Set task>
Copy exactly, and only, the lines below from the first through the one containing "import seaborn as sns", both included; pictures are omitted.

Collected data>
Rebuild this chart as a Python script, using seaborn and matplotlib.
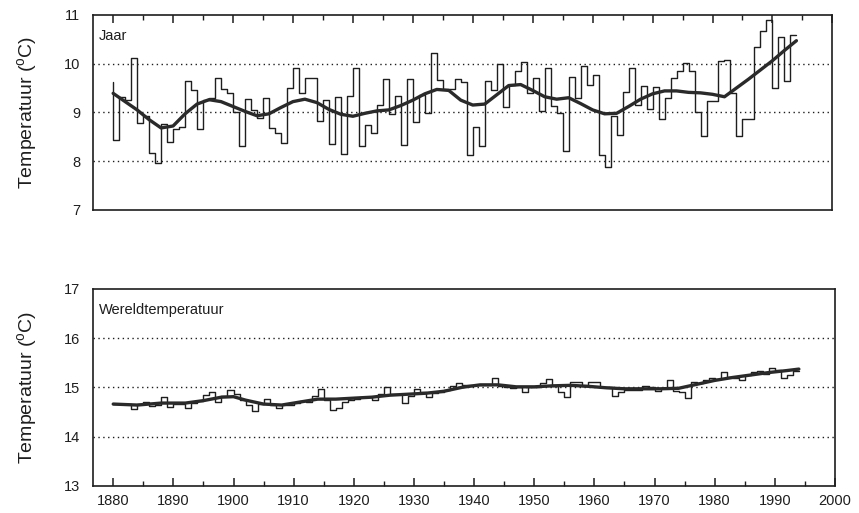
import numpy as np
import pandas as pd
import matplotlib
matplotlib.use("Agg")
import matplotlib.pyplot as plt
from matplotlib.ticker import MultipleLocator
import seaborn as sns

# Annual mean temperature, De Bilt (Jaar), 1880-1994
years = list(range(1880, 1995))
jaar = [
    9.63,
    8.44, 9.31, 9.26, 10.12, 8.78, 8.92, 8.17, 7.97, 8.77, 8.39,
    8.65, 8.70, 9.64, 9.46, 8.66, 9.25, 9.30, 9.70, 9.47, 9.40,
    9.00, 8.31, 9.27, 9.05, 8.88, 9.30, 8.68, 8.58, 8.38, 9.49,
    9.90, 9.39, 9.70, 9.70, 8.82, 9.26, 8.36, 9.31, 8.14, 9.33,
    9.92, 8.31, 8.75, 8.57, 9.16, 9.68, 8.96, 9.33, 8.32, 9.68,
    8.80, 9.36, 8.98, 10.22, 9.67, 9.48, 9.48, 9.69, 9.63, 8.13,
    8.69, 8.31, 9.64, 9.46, 9.99, 9.11, 9.56, 9.85, 10.04, 9.39,
    9.70, 9.02, 9.92, 9.12, 8.99, 8.21, 9.73, 9.29, 9.95, 9.56,
    9.76, 8.13, 7.87, 8.92, 8.53, 9.41, 9.90, 9.16, 9.54, 9.07,
    9.52, 8.86, 9.29, 9.70, 9.85, 10.02, 9.84, 9.00, 8.52, 9.23,
    9.23, 10.06, 10.08, 9.40, 8.52, 8.86, 8.86, 10.35, 10.66, 10.90,
    9.49, 10.54, 9.64, 10.59,
]

# Global mean temperature (Wereldtemperatuur), 1880-1994
wereld = [
    14.66,
    14.66, 14.66, 14.66, 14.55, 14.66, 14.71, 14.62, 14.65, 14.81, 14.60,
    14.66, 14.66, 14.59, 14.68, 14.73, 14.85, 14.90, 14.71, 14.83, 14.95,
    14.86, 14.75, 14.64, 14.52, 14.66, 14.77, 14.64, 14.57, 14.65, 14.64,
    14.68, 14.72, 14.71, 14.83, 14.97, 14.75, 14.53, 14.58, 14.70, 14.75,
    14.76, 14.80, 14.80, 14.75, 14.86, 15.00, 14.86, 14.86, 14.68, 14.83,
    14.97, 14.90, 14.80, 14.88, 14.91, 14.95, 15.02, 15.08, 15.05, 15.05,
    15.05, 15.05, 15.05, 15.18, 15.03, 15.00, 14.98, 15.00, 14.91, 15.01,
    15.00, 15.09, 15.16, 15.03, 14.90, 14.80, 15.10, 15.10, 15.03, 15.10,
    15.10, 15.00, 15.00, 14.83, 14.90, 14.95, 14.95, 14.95, 15.03, 15.00,
    14.93, 14.99, 15.15, 14.93, 14.90, 14.78, 15.10, 15.08, 15.14, 15.19,
    15.17, 15.31, 15.20, 15.19, 15.14, 15.24, 15.31, 15.34, 15.27, 15.39,
    15.35, 15.19, 15.24, 15.34,
]

# Smoothed trend lines
jaar_trend_years = [1880, 1882, 1884, 1886, 1888, 1890, 1892, 1894, 1896, 1898,
                    1900, 1902, 1904, 1906, 1908, 1910, 1912, 1914, 1916, 1918,
                    1920, 1922, 1924, 1926, 1928, 1930, 1932, 1934, 1936, 1938,
                    1940, 1942, 1944, 1946, 1948, 1950, 1952, 1954, 1956, 1958,
                    1960, 1962, 1964, 1966, 1968, 1970, 1972, 1974, 1976, 1978,
                    1980, 1982, 1984, 1986, 1988, 1990, 1992, 1994]
jaar_trend = [9.39, 9.22, 9.05, 8.85, 8.68, 8.72, 8.97, 9.17, 9.26, 9.22,
              9.12, 9.02, 8.93, 8.97, 9.10, 9.22, 9.27, 9.20, 9.06, 8.96,
              8.92, 8.98, 9.03, 9.05, 9.14, 9.25, 9.38, 9.47, 9.45, 9.25,
              9.15, 9.17, 9.36, 9.55, 9.57, 9.45, 9.32, 9.27, 9.30, 9.18,
              9.05, 8.97, 8.98, 9.12, 9.27, 9.38, 9.44, 9.44, 9.41, 9.40,
              9.37, 9.32, 9.50, 9.68, 9.87, 10.06, 10.27, 10.47]

wereld_trend_years = [1880, 1884, 1888, 1892, 1895, 1898, 1900, 1902, 1905, 1908,
                      1911, 1914, 1917, 1920, 1923, 1926, 1929, 1932, 1935, 1938,
                      1941, 1944, 1947, 1950, 1953, 1956, 1959, 1962, 1965, 1968,
                      1971, 1974, 1977, 1980, 1983, 1986, 1989, 1992, 1994]
wereld_trend = [14.66, 14.64, 14.68, 14.68, 14.73, 14.80, 14.81, 14.74, 14.66, 14.64,
                14.70, 14.76, 14.76, 14.78, 14.80, 14.84, 14.86, 14.88, 14.92, 15.00,
                15.05, 15.05, 15.01, 15.01, 15.03, 15.04, 15.02, 14.99, 14.97, 14.97,
                14.97, 14.98, 15.06, 15.14, 15.20, 15.25, 15.30, 15.34, 15.37]

x_ticks = list(range(1880, 2001, 10))

sns.set_style("white")
plt.rcParams["font.family"] = ["Liberation Sans", "DejaVu Sans"]
plt.rcParams["mathtext.fontset"] = "custom"
plt.rcParams["mathtext.rm"] = "Liberation Sans"
plt.rcParams["mathtext.it"] = "Liberation Sans"

ink = "#1e1e1e"
fig = plt.figure(figsize=(8.59, 5.13), dpi=100)
ax1 = fig.add_axes([0.108, 0.591, 0.861, 0.380])
ax2 = fig.add_axes([0.108, 0.053, 0.864, 0.384])

panels = [
    (ax1, jaar, jaar_trend_years, jaar_trend, (7, 11), [7, 8, 9, 10, 11], "Jaar"),
    (ax2, wereld, wereld_trend_years, wereld_trend, (13, 17), [13, 14, 15, 16, 17], "Wereldtemperatuur"),
]

for ax, vals, tyears, tvals, ylim, yt, title in panels:
    df = pd.DataFrame({"jaar": years, "temp": vals})
    tdf = pd.DataFrame({"jaar": tyears, "temp": tvals})
    sns.lineplot(data=df, x="jaar", y="temp", ax=ax, color=ink, lw=1.0,
                 drawstyle="steps-pre", errorbar=None)
    sns.lineplot(data=tdf, x="jaar", y="temp", ax=ax, color="#2a2a2a", lw=2.4,
                 errorbar=None)
    ax.set_xlim(1876.6, 2000)
    ax.set_ylim(*ylim)
    ax.set_yticks(yt)
    ax.set_yticklabels([str(v) for v in yt], fontsize=10.5, color=ink)
    for g in yt[1:-1]:
        ax.axhline(g, color=ink, lw=1.0, ls=(0, (1, 2.5)), zorder=0)
    ax.tick_params(axis="y", length=0, pad=9)
    ax.set_ylabel(r"Temperatuur ($^{\rm o}$C)", fontsize=14, color=ink, labelpad=18)
    ax.set_xlabel("")
    ax.text(0.008, 0.89, title, transform=ax.transAxes, fontsize=10.5, color=ink,
            ha="left", va="center")
    for s in ax.spines.values():
        s.set_color(ink)
        s.set_linewidth(1.2)
    ax.xaxis.set_major_locator(MultipleLocator(10))
    ax.xaxis.set_minor_locator(MultipleLocator(5))

ax1.tick_params(axis="x", which="both", direction="in", top=True, bottom=False,
                labeltop=False, labelbottom=False, color=ink)
ax1.tick_params(axis="x", which="major", length=6, width=1.1)
ax1.tick_params(axis="x", which="minor", length=3.5, width=1.0)

ax2.tick_params(axis="x", which="both", direction="in", top=False, bottom=True,
                labelbottom=True, color=ink)
ax2.tick_params(axis="x", which="major", length=6, width=1.1, pad=6)
ax2.tick_params(axis="x", which="minor", length=3.5, width=1.0)
ax2.set_xticks(x_ticks)
ax2.set_xticklabels([str(t) for t in x_ticks], fontsize=10.5, color=ink)

fig.savefig("out.png", dpi=100, facecolor="white")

Solution to this task>
Rebuild this chart as a Python script, using seaborn and matplotlib.
import numpy as np
import pandas as pd
import matplotlib
matplotlib.use("Agg")
import matplotlib.pyplot as plt
from matplotlib.ticker import MultipleLocator
import seaborn as sns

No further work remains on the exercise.